#1 STAY FOCUSED
There's always, always something that can distract you from sitting in your writing chair. The grandkids want you to go play in the snow. The doughnut in the kitchen is calling your name. It takes a lot of self discipline to get a book written. You are your own boss, so you have to keep reminding yourself that if you don't get a book written, you are not going to get it published.

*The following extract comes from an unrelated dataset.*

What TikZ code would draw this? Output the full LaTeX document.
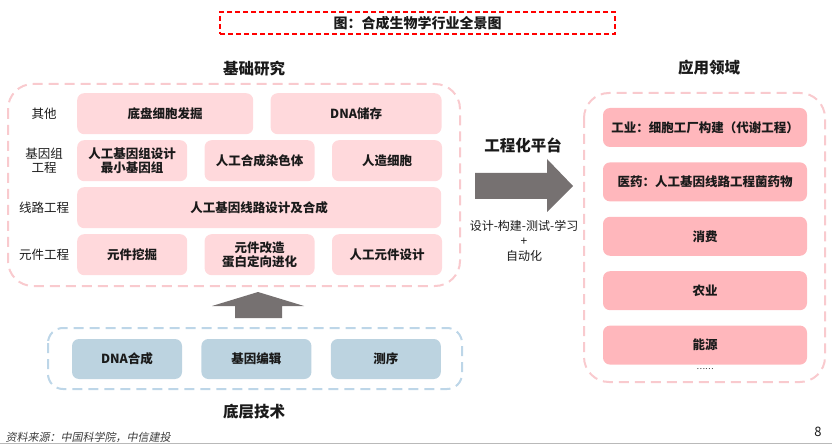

#2 NOTEBOOK, FILE, SOMETHING
Keep a notebook, file or something to refer back to concerning your characters. If Tommy has brown eyes on page four, blue eyes on page sixty and brown eyes on page two hundred, your readers will scream at you. I'm old school. I still use a notebook and a pen for my rough outline ideas. On the first page of that notebook I write the ABC's down one side, and then I start a list of my characters. You really shouldn't have characters with the same first initial. It's confusing to your reader. Also hero/heroine with sound alike names (Lisa and Lane) will stump your reader. Especially on series books when I need to remember the hero from book one when I'm writing book seven, I buy one of those little recipe card files and keep it right beside my computer. Each character, even the dogs and cats, gets an index card (filed alphabetically by first name) in the card box. That way all I have to do is find the card, and presto hero in number one was six feet two inches tall and had blue eyes. Some folks like to do this on the computer, and that's fine, but once I lost nine thousand words by shutting the wrong window and not saving. So it's old school for me.
#3 EDIT! EDIT! EDIT!
Your rough draft is finished. Now it's time to edit, edit, edit. Have someone else read your manuscript, and don't take the constructive criticism personal.
#4 WALK AWAY
If you begin to feel overwhelmed while you're working on those edits, get up and walk away from them. That's when it's all right to leave the writing chair. Take a walk. Pet the cat. Get your mind cleared so you can go back to the edits with a fresh outlook.
#5 START A NEW BOOK
Your book is finished, is in the agent's hands or the publisher's, now what? You start another book! This is the WRITE, DON'T WHINE! phase. Don't whine that it's taking so long to get your book published, or that you've got rejection slips. Write another book while you're waiting. When that first one does sell, you'll have a new one in your hands to sell.